#### [WHAT TO WORK ON]
The lines from the top of the material below through the line containing "P_Y_TICKS = [0.0, 0.03, 0.06, 0.09]" are to be printed exactly, with pictures omitted.
## Begin COLLECTED DATA
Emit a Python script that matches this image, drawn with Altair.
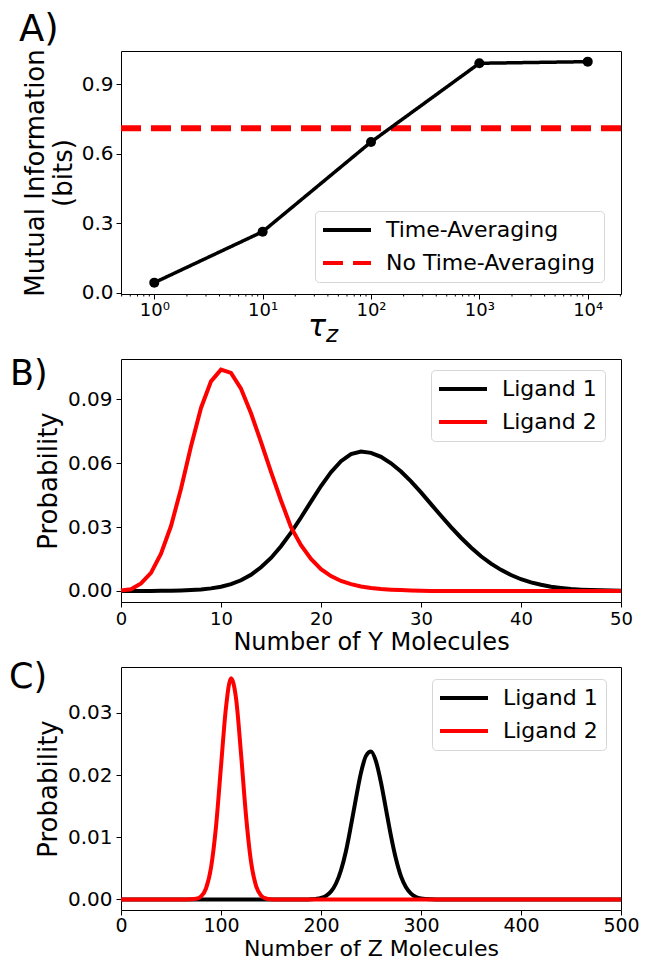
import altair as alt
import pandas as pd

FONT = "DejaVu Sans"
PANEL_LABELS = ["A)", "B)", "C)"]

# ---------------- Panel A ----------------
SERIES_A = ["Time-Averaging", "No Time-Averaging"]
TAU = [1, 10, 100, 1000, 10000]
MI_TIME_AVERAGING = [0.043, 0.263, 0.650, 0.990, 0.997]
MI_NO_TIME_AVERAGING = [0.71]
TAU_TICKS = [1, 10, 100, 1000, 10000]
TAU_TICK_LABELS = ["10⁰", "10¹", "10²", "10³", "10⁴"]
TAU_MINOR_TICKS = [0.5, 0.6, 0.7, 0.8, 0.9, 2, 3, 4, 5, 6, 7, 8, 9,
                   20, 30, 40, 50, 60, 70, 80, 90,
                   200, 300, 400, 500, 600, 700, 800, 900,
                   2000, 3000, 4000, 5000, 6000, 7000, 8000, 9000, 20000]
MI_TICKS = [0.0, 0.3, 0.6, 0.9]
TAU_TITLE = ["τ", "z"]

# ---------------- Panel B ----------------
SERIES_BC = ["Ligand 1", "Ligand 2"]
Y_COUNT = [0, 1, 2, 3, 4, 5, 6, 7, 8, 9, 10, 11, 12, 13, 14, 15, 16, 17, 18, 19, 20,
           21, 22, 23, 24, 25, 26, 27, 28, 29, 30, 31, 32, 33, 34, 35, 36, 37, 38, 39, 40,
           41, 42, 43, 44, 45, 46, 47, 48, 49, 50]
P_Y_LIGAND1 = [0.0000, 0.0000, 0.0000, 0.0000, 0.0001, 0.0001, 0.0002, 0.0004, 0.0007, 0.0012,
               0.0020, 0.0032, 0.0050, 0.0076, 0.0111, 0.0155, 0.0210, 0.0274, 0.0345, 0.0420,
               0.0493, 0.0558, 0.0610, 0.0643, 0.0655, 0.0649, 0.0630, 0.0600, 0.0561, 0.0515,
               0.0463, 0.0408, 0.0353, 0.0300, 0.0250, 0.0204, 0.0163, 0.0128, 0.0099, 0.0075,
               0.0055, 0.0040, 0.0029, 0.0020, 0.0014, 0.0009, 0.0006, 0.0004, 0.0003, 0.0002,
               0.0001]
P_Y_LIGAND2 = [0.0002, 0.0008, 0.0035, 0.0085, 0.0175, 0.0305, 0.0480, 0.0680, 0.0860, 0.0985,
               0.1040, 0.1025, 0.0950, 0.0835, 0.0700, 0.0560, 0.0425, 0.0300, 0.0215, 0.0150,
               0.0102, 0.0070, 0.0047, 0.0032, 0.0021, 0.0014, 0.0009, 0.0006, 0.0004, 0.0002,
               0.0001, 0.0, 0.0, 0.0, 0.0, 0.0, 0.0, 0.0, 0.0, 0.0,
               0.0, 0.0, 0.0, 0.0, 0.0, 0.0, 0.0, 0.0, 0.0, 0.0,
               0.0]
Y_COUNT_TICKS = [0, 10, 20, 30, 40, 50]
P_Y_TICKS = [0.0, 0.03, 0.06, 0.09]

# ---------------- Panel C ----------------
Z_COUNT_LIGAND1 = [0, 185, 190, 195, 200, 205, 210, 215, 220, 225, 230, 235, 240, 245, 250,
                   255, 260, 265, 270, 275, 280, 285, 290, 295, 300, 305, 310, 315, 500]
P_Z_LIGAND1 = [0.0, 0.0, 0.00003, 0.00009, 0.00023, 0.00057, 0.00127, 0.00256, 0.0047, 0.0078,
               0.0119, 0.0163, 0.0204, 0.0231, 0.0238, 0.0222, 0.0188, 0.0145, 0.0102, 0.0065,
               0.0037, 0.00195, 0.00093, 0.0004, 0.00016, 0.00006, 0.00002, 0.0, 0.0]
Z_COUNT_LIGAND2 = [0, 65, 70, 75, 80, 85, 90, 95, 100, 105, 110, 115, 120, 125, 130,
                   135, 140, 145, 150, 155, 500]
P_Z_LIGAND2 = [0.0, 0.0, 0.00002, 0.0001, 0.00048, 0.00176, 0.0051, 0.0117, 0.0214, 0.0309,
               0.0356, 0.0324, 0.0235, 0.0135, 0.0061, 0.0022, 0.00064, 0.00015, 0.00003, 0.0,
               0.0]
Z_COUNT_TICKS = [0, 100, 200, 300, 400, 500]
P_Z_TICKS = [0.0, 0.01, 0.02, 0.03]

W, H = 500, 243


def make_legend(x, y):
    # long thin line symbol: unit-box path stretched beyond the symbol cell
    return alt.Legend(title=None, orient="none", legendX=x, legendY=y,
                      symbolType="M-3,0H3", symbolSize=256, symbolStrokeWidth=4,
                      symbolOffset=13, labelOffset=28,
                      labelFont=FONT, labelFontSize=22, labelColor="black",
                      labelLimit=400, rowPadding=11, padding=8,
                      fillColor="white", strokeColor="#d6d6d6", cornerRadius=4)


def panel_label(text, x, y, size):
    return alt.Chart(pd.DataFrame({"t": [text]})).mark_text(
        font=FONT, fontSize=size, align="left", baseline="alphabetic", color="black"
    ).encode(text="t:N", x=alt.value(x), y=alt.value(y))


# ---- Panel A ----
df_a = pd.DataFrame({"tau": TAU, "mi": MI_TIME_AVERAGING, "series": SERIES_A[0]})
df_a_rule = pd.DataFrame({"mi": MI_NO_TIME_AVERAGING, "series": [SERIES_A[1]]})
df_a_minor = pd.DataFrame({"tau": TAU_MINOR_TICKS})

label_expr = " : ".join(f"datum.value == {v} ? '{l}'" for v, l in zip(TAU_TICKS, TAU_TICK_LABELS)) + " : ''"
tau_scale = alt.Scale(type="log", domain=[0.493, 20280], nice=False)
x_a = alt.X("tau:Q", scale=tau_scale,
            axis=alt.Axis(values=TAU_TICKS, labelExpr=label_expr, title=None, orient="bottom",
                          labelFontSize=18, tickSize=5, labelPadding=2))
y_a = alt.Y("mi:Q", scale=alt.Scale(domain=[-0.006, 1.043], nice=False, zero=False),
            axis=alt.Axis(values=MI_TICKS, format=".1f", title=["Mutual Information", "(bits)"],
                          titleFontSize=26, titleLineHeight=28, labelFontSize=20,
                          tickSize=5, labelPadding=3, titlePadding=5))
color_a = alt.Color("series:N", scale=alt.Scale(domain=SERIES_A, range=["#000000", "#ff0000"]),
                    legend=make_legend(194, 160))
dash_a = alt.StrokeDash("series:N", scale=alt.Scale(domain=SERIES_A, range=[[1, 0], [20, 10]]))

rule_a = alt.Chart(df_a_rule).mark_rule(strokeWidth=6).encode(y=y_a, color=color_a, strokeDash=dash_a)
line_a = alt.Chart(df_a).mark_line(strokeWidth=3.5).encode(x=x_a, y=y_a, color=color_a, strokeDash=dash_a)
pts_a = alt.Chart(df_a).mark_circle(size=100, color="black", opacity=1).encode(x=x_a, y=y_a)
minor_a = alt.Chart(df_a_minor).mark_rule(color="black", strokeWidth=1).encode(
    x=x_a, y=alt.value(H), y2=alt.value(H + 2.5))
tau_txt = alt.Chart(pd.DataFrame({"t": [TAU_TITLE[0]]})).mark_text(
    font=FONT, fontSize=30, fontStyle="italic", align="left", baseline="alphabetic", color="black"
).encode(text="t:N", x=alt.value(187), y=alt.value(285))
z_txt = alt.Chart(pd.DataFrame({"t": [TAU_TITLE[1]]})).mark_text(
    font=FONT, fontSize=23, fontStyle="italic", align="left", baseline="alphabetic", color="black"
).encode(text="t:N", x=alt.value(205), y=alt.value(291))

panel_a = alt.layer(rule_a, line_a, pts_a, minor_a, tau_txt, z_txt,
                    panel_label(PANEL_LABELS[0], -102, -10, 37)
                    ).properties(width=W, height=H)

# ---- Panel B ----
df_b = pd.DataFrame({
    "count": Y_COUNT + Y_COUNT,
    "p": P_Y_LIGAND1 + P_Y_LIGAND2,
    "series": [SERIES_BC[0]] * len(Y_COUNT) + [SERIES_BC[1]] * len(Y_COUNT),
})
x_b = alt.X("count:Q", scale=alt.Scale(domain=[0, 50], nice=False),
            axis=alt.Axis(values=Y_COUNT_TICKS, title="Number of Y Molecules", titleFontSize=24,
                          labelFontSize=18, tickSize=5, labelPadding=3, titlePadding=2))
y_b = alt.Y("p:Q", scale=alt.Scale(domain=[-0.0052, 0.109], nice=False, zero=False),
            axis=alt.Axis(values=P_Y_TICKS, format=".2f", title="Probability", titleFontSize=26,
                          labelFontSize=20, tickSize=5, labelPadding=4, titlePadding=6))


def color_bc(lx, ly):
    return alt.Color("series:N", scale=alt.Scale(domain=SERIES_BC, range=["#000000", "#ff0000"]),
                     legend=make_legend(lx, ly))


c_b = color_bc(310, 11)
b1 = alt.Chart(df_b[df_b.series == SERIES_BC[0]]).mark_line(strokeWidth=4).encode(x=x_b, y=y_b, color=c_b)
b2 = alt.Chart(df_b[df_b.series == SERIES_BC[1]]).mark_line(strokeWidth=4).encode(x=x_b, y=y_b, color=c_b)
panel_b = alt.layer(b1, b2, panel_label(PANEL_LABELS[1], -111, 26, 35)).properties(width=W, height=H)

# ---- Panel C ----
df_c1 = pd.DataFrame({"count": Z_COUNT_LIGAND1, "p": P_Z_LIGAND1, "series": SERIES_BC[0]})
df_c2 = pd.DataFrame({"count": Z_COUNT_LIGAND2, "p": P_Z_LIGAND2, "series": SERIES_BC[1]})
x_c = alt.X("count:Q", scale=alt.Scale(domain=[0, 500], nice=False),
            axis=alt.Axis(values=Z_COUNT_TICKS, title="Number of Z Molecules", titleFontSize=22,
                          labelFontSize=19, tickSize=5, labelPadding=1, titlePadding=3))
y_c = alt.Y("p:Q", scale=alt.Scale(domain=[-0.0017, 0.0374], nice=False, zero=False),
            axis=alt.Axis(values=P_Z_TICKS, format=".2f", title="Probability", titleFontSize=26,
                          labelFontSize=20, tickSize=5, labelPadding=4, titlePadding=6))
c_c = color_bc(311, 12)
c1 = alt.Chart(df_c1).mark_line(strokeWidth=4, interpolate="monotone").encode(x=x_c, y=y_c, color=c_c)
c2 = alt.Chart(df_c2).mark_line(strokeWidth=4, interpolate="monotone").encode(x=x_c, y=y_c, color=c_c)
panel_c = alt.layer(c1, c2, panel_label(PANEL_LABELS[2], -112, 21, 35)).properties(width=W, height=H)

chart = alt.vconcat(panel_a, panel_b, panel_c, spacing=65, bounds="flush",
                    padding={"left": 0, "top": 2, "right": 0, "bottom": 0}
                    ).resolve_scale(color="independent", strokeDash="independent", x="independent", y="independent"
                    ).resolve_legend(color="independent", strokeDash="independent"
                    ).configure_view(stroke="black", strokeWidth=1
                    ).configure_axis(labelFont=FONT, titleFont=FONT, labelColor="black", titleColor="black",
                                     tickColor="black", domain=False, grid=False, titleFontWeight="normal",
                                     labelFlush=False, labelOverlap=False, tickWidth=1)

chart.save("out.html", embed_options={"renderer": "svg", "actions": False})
## End COLLECTED DATA
#### [COMPLETED EXERCISE]
Emit a Python script that matches this image, drawn with Altair.
import altair as alt
import pandas as pd

FONT = "DejaVu Sans"
PANEL_LABELS = ["A)", "B)", "C)"]

# ---------------- Panel A ----------------
SERIES_A = ["Time-Averaging", "No Time-Averaging"]
TAU = [1, 10, 100, 1000, 10000]
MI_TIME_AVERAGING = [0.043, 0.263, 0.650, 0.990, 0.997]
MI_NO_TIME_AVERAGING = [0.71]
TAU_TICKS = [1, 10, 100, 1000, 10000]
TAU_TICK_LABELS = ["10⁰", "10¹", "10²", "10³", "10⁴"]
TAU_MINOR_TICKS = [0.5, 0.6, 0.7, 0.8, 0.9, 2, 3, 4, 5, 6, 7, 8, 9,
                   20, 30, 40, 50, 60, 70, 80, 90,
                   200, 300, 400, 500, 600, 700, 800, 900,
                   2000, 3000, 4000, 5000, 6000, 7000, 8000, 9000, 20000]
MI_TICKS = [0.0, 0.3, 0.6, 0.9]
TAU_TITLE = ["τ", "z"]

# ---------------- Panel B ----------------
SERIES_BC = ["Ligand 1", "Ligand 2"]
Y_COUNT = [0, 1, 2, 3, 4, 5, 6, 7, 8, 9, 10, 11, 12, 13, 14, 15, 16, 17, 18, 19, 20,
           21, 22, 23, 24, 25, 26, 27, 28, 29, 30, 31, 32, 33, 34, 35, 36, 37, 38, 39, 40,
           41, 42, 43, 44, 45, 46, 47, 48, 49, 50]
P_Y_LIGAND1 = [0.0000, 0.0000, 0.0000, 0.0000, 0.0001, 0.0001, 0.0002, 0.0004, 0.0007, 0.0012,
               0.0020, 0.0032, 0.0050, 0.0076, 0.0111, 0.0155, 0.0210, 0.0274, 0.0345, 0.0420,
               0.0493, 0.0558, 0.0610, 0.0643, 0.0655, 0.0649, 0.0630, 0.0600, 0.0561, 0.0515,
               0.0463, 0.0408, 0.0353, 0.0300, 0.0250, 0.0204, 0.0163, 0.0128, 0.0099, 0.0075,
               0.0055, 0.0040, 0.0029, 0.0020, 0.0014, 0.0009, 0.0006, 0.0004, 0.0003, 0.0002,
               0.0001]
P_Y_LIGAND2 = [0.0002, 0.0008, 0.0035, 0.0085, 0.0175, 0.0305, 0.0480, 0.0680, 0.0860, 0.0985,
               0.1040, 0.1025, 0.0950, 0.0835, 0.0700, 0.0560, 0.0425, 0.0300, 0.0215, 0.0150,
               0.0102, 0.0070, 0.0047, 0.0032, 0.0021, 0.0014, 0.0009, 0.0006, 0.0004, 0.0002,
               0.0001, 0.0, 0.0, 0.0, 0.0, 0.0, 0.0, 0.0, 0.0, 0.0,
               0.0, 0.0, 0.0, 0.0, 0.0, 0.0, 0.0, 0.0, 0.0, 0.0,
               0.0]
Y_COUNT_TICKS = [0, 10, 20, 30, 40, 50]
P_Y_TICKS = [0.0, 0.03, 0.06, 0.09]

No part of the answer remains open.